The scalar fingerprint, S_k, is already rotationally invariant. The rotationally invariant form of the vector fingerprint is,

$$V_k = \sqrt {(V_k^x)^2 + (V_k^y)^2 + (V_k^z)^2}$$

(7)

The three rotationally invariant forms of the tensor fingerprint are,

$$T_k = (T_k^{xx})^2 + (T_k^{yy})^2 + (T_k^{zz})^2$$

(8)

$$T_k^\prime = T_k^{xx}T_k^{yy} + T_k^{yy}T_k^{zz} + T_k^{xx}T_k^{zz} - (T_k^{xy})^2 - (T_k^{yz})^2 - (T_k^{zx})^2$$

(9)

$$T_k^{\prime\prime} = {\mathrm{det}}\,T_k^{\alpha \beta }$$

(10)

The width of the narrowest Gaussian utilized was 0.25 Å and the width of the widest Gaussian was 5 Å. Therefore, 16 Gaussians of widths ranging from 0.25 to 5 Å (sampled on a logarithmic grid) were utilized to fingerprint the grid-point. Prior to the training phase, each fingerprint column was scaled to a mean of zero and variance of one. Our initial convergence tests indicate (as depicted in the inset of Figure S4) that 16 Gaussians are more than sufficient to model both Al and PE systems. However, a more in depth system-dependent analysis of the range and number of Gaussians would likely reduce the error even further.

Neural network details

The high-level neural network API, Keras, was utilized to build the models. We used the mean-squared-error as the loss function and employed the ADAM stochastic optimization method for gradient descent. The neural network for learning/predicting the charge density consisted of three hidden layers (each with 300 neurons).

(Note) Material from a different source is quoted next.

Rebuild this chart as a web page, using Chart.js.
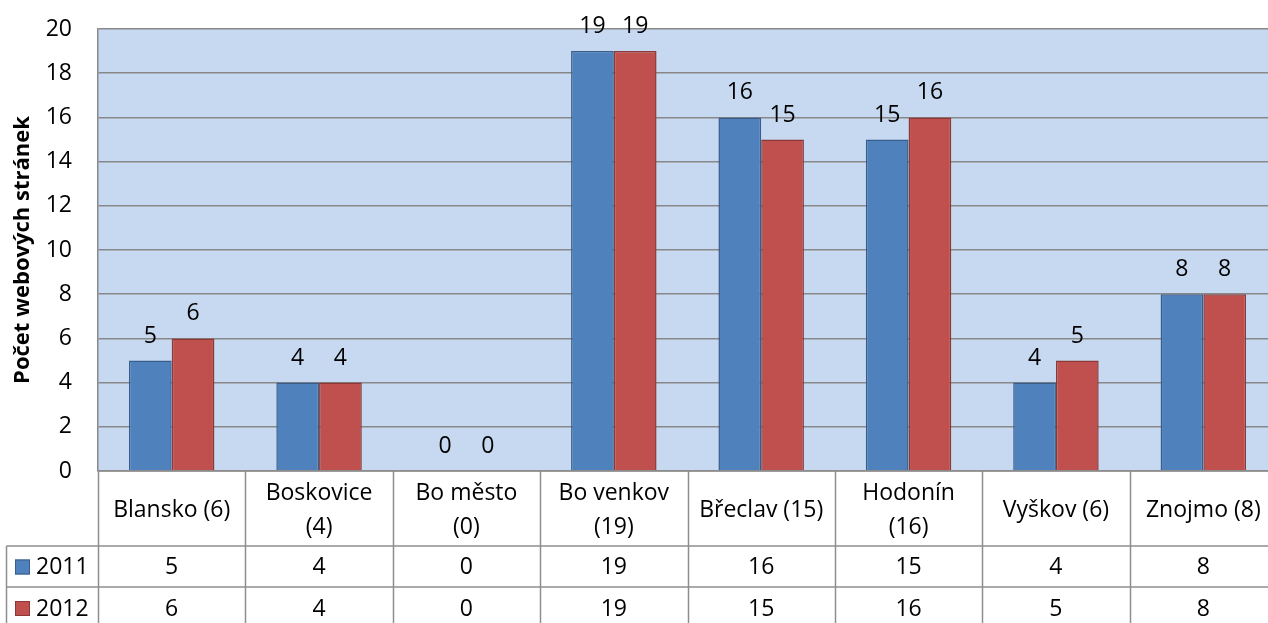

The convergence of the neural network hyperparameters is indicated in Figure S5. A batch size of 5000 grid-points was used during the training phase. The neural network for the LDOS training/prediction possessed an additional fourth recurrent layer preceding the output layer. Ten recurrent neurons were linked to each of the final energy windows. In all neural networks, the RelU activation function was utilized. The charge density models took approximately an hour to train on a single GP100 GPU, whereas the recurrent neural network model for DOS took approximately 5–6 h for training.